• **Exercise details**: Everything from the first line of the data below through the line that contains "plt.rcParams['font.size'] = 15.5" should be written out exactly, please, and nothing more; the pictures stay out.
═════ Information supplied
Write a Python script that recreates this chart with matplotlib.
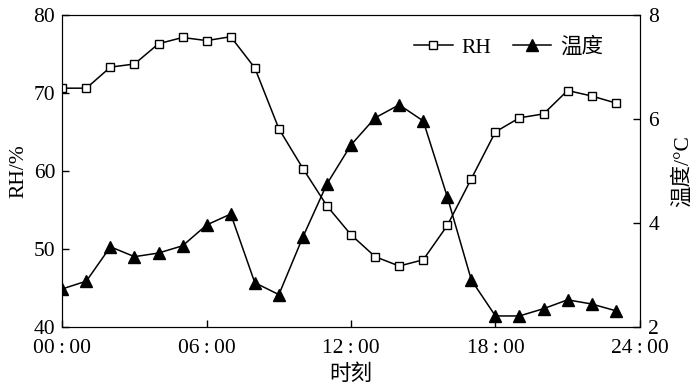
import matplotlib
matplotlib.use("Agg")
import matplotlib.pyplot as plt

plt.rcParams['font.family'] = ['Liberation Serif', 'Noto Sans CJK SC', 'DejaVu Serif']
plt.rcParams['font.size'] = 15.5

hours = list(range(24))
rh = [70.6, 70.6, 73.3, 73.7, 76.3, 77.1, 76.7, 77.2, 73.2, 65.4, 60.3, 55.5,
      51.8, 49.0, 47.8, 48.6, 53.0, 59.0, 65.0, 66.8, 67.3, 70.3, 69.6, 68.7]
temp = [2.73, 2.88, 3.54, 3.35, 3.42, 3.56, 3.96, 4.17, 2.85, 2.62, 3.73, 4.75,
        5.50, 6.02, 6.27, 5.96, 4.50, 2.90, 2.21, 2.21, 2.35, 2.52, 2.44, 2.31]
xticks = [0, 6, 12, 18, 24]
xlabels = ["00\u2009:\u200900", "06\u2009:\u200900", "12\u2009:\u200900",
           "18\u2009:\u200900", "24\u2009:\u200900"]

fig = plt.figure(figsize=(7, 3.91), dpi=100)
ax = fig.add_axes([0.089, 0.164, 0.825, 0.798])
ax2 = ax.twinx()

l1, = ax.plot(hours, rh, color='black', lw=1.1, marker='s', ms=6.2,
              mfc='white', mec='black', mew=1.0, label='RH', zorder=3)
l2, = ax2.plot(hours, temp, color='black', lw=1.1, marker='^', ms=8.5,
               mfc='black', mec='black', label='温度')

ax.set_xlim(0, 24)
ax.set_ylim(40, 80)
ax2.set_ylim(2, 8)
ax.set_xticks(xticks)
ax.set_xticklabels(xlabels)
ax.set_yticks([40, 50, 60, 70, 80])
ax2.set_yticks([2, 4, 6, 8])
ax.tick_params(direction='in', length=5, width=1)
ax2.tick_params(direction='in', length=5, width=1)
ax.tick_params(axis='x', pad=9)
ax.tick_params(axis='y', pad=5)
ax2.tick_params(axis='y', pad=6)

ax.set_xlabel("时刻", labelpad=4)
ax.set_ylabel("RH/%", labelpad=4)
ax2.set_ylabel("温度/°C", labelpad=10)

ax.legend(handles=[l1, l2], loc='upper right', ncol=2, frameon=False,
          handlelength=1.8, columnspacing=1.0, handletextpad=0.4,
          bbox_to_anchor=(0.97, 0.99))

fig.savefig("out.png", dpi=100)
══════════
• **Response**:
Write a Python script that recreates this chart with matplotlib.
import matplotlib
matplotlib.use("Agg")
import matplotlib.pyplot as plt

plt.rcParams['font.family'] = ['Liberation Serif', 'Noto Sans CJK SC', 'DejaVu Serif']
plt.rcParams['font.size'] = 15.5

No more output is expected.